MICHELLE: I’ve wanted to read Saint Young Men for probably a decade. I had given up all hope of it being licensed here, so my gratitude to Kodansha is immense. I simply can’t even consider picking anything else.
ANNA: Me too, I’m absolutely amazed it is being translated.
SEAN: Yeah, Saint Young Men is my pick this week because it’s an Easter Miracle we’re even getting it.
KATE: I’m 200% on board with Saint Young Men, but I also think it’s worth reminding MB readers that VIZ will be releasing digital versions of the first seven volumes of Banana Fish. For folks who missed it the first time around, or who saw the anime and wondered how it compared with the source material, the new digital edition is a wallet-friendly way to dive into the manga.

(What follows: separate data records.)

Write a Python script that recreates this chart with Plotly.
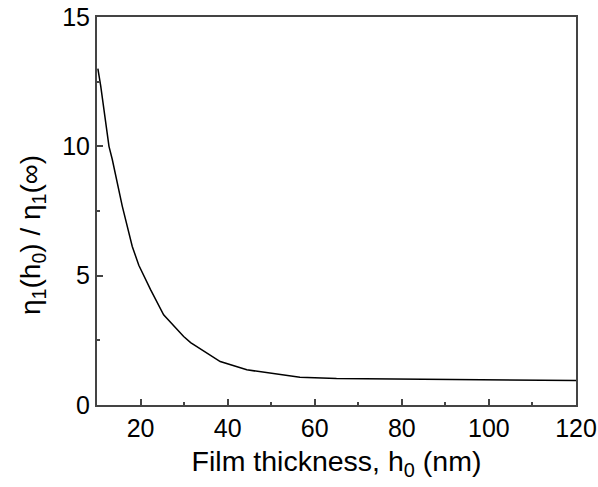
import plotly.graph_objects as go

# Film thickness h0 (nm) and normalised eta ratio
thickness = [10.2, 10.85, 12.75, 13.5, 15.8, 18.1, 19.6, 22.3, 25.3, 29.9, 31.5,
             38.3, 44.4, 53.6, 56.6, 65.0, 80.0, 100.0, 120.0]
ratio = [13.0, 12.34, 10.0, 9.5, 7.69, 6.13, 5.40, 4.46, 3.49, 2.65, 2.41,
         1.68, 1.36, 1.12, 1.07, 1.02, 1.0, 0.98, 0.95]

x_ticks = [20, 40, 60, 80, 100, 120]
y_ticks = [0, 5, 10, 15]

FONT = "Arial, 'Liberation Sans', sans-serif"
AXIS_COLOR = "#444444"
ML, MR, MT, MB = 97, 22, 17, 82
W, H = 598, 487
PW, PH = W - ML - MR, H - MT - MB

fig = go.Figure()
fig.add_trace(go.Scatter(x=thickness, y=ratio, mode="lines",
                         line=dict(color="black", width=1.5), showlegend=False))

fig.update_layout(
    width=W, height=H,
    margin=dict(l=ML, r=MR, t=MT, b=MB),
    plot_bgcolor="white", paper_bgcolor="white",
    font=dict(family=FONT, color="black", size=25),
)
fig.update_xaxes(
    range=[10, 120], tickvals=x_ticks, ticktext=[str(v) for v in x_ticks],
    ticks="inside", ticklen=6, tickwidth=1.5, tickcolor=AXIS_COLOR,
    minor=dict(dtick=10, tick0=0, ticks="inside", ticklen=3, tickcolor=AXIS_COLOR),
    showline=True, linecolor=AXIS_COLOR, linewidth=2, mirror=True,
    showgrid=False, zeroline=False, automargin=False,
    tickfont=dict(size=25),
    title=dict(text="Film thickness, h<sub>0</sub> (nm)", font=dict(size=28.5), standoff=10),
)
fig.update_yaxes(
    range=[0, 15], tickvals=y_ticks, ticktext=[str(v) for v in y_ticks],
    ticks="inside", ticklen=6, tickwidth=1.5, tickcolor=AXIS_COLOR,
    minor=dict(dtick=2.5, tick0=0, ticks="inside", ticklen=3, tickcolor=AXIS_COLOR),
    showline=True, linecolor=AXIS_COLOR, linewidth=2, mirror=True,
    showgrid=False, zeroline=False, automargin=False,
    tickfont=dict(size=25),
)
fig.add_annotation(
    text="η<sub>1</sub>(h<sub>0</sub>) / η<sub>1</sub>(∞)",
    xref="paper", yref="paper",
    x=(32 - ML) / PW, y=(H - MB - 235) / PH,
    xanchor="center", yanchor="middle",
    textangle=-90, showarrow=False, font=dict(size=28),
)

fig.write_html("out.html")
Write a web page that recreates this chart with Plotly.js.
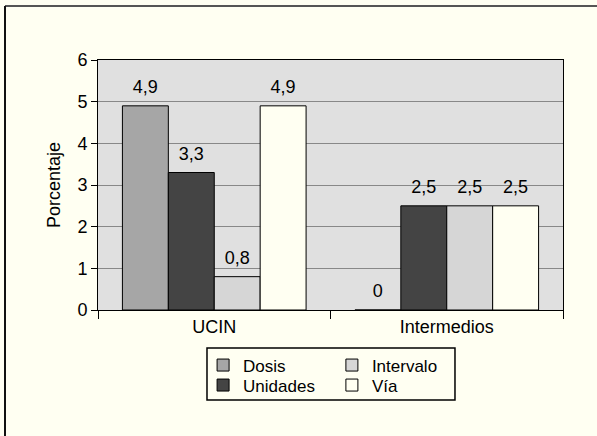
<!DOCTYPE html>
<html>
<head>
<meta charset="utf-8">
<script src="https://cdn.plot.ly/plotly-3.0.1.min.js"></script>
<style>html,body{margin:0;padding:0;background:#fffff2;}</style>
</head>
<body>
<div id="chart" style="width:597px;height:436px;"></div>
<script>
const categories = ["UCIN", "Intermedios"];
const dosis = [4.9, 0];
const unidades = [3.3, 2.5];
const intervalo = [0.8, 2.5];
const via = [4.9, 2.5];
const seriesNames = ["Dosis", "Unidades", "Intervalo", "Vía"];
const yTicks = [0, 1, 2, 3, 4, 5, 6];

const colors = ["#a6a6a6", "#444444", "#d6d6d6", "#fffff2"];
const values = [dosis, unidades, intervalo, via];
const legendIds = ["legend", "legend2", "legend3", "legend4"];

const fam = "Liberation Sans, Arial, sans-serif";
const font = {family: fam, size: 18, color: "#000"};
const legFont = {family: fam, size: 17, color: "#000"};

const bars = values.map((v, i) => ({
  type: "bar",
  name: seriesNames[i],
  x: categories,
  y: v,
  marker: {color: colors[i], line: {color: "#000", width: 1}},
  legend: legendIds[i],
  hoverinfo: "skip"
}));

const labels = values.map((v, i) => ({
  type: "scatter",
  mode: "markers+text",
  orientation: "v",
  x: categories,
  y: v,
  text: v.map(n => String(n).replace(".", ",")),
  textposition: "top center",
  textfont: {family: fam, size: 18, color: "#000"},
  marker: {size: 11.5, opacity: 0, color: "#000"},
  cliponaxis: false,
  showlegend: false,
  hoverinfo: "skip"
}));

function leg(x, y) {
  return {
    x: x, y: y, xanchor: "left", yanchor: "middle",
    orientation: "v", bgcolor: "rgba(0,0,0,0)", borderwidth: 0,
    font: legFont, tracegroupgap: 0
  };
}

const layout = {
  width: 597, height: 436,
  paper_bgcolor: "#fffff2",
  plot_bgcolor: "#e0e0e0",
  font: font,
  margin: {l: 98, r: 34, t: 60, b: 126},
  barmode: "group",
  bargap: 0.21,
  bargroupgap: 0,
  scattermode: "group",
  scattergap: 0.21,
  showlegend: true,
  xaxis: {
    type: "category",
    showline: true, linecolor: "#000", linewidth: 1, mirror: true,
    ticks: "outside", ticklen: 8, tickcolor: "#000", tickson: "boundaries",
    showgrid: false,
    tickfont: font
  },
  yaxis: {
    range: [0, 6],
    tickvals: yTicks,
    ticktext: yTicks.map(String),
    showline: true, linecolor: "#000", linewidth: 1, mirror: true,
    ticks: "outside", ticklen: 6, tickcolor: "#000",
    showgrid: true, gridcolor: "#888888", gridwidth: 1,
    zeroline: false,
    tickfont: font,
    title: {text: "Porcentaje", font: font, standoff: 12}
  },
  legend: leg(0.226, -0.222),
  legend2: leg(0.226, -0.302),
  legend3: leg(0.503, -0.222),
  legend4: leg(0.503, -0.302),
  shapes: [
    {type: "rect", xref: "paper", yref: "paper", x0: 0.2344, x1: 0.7677, y0: -0.36, y1: -0.152,
     line: {color: "#000", width: 1.5}, fillcolor: "rgba(0,0,0,0)"},
    {type: "line", xref: "paper", yref: "paper", x0: -0.2, x1: 1.08, y0: 1.216, y1: 1.216,
     line: {color: "#555", width: 2}},
    {type: "line", xref: "paper", yref: "paper", x0: -0.2, x1: -0.2, y0: 1.216, y1: -0.51,
     line: {color: "#111", width: 2}}
  ]
};

Plotly.newPlot("chart", bars.concat(labels), layout, {displayModeBar: false, staticPlot: true});
</script>
</body>
</html>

ASH: Typically I can safely ignore digital releases since I have more than enough print manga to keep me busy, but when something like Saint Young Men is licensed even I have to take note! It’s definitely my pick, but I sincerely hope it might get a physical release in the future. We’ve proof that miracles can happen!
MJ: I feel like me choosing Saint Young Men while Kate is the one to bring up Banana Fish is the shocking plot twist nobody saw coming, but that is what’s actually happening, right now, today. I’m very happy that Viz is releasing digital versions of Banana Fish (though what I really want is a fancy, deluxe print edition), but Saint Young Men is something I genuinely thought we could never see in North America, and I can’t let that go. Not even for Eiji Okumura. And that’s saying something.
AshLynx says
April 22, 2019 at 5:44 pm“though what I really want is a fancy, deluxe print edition”
Saaame, I would SO double dip for that! I also want to get some of the anime’s artbooks, now that they exist (I just need a good safe site to get them from). However, I’m still keeping my old sets. In part because of a new addition to it, a copy of v4 signed by Akimi Yoshida (from Viz’s contest back in October, I won one of the 19 copies!)
And I keep finding myself asking why certain manga aren’t popular enough to get printed in English, but they’ve been printed in places where there’d be far fewer readers of the language, France, Poland, Germany, etc. If they can make it there, where the print runs would surely be smaller, why not in the US?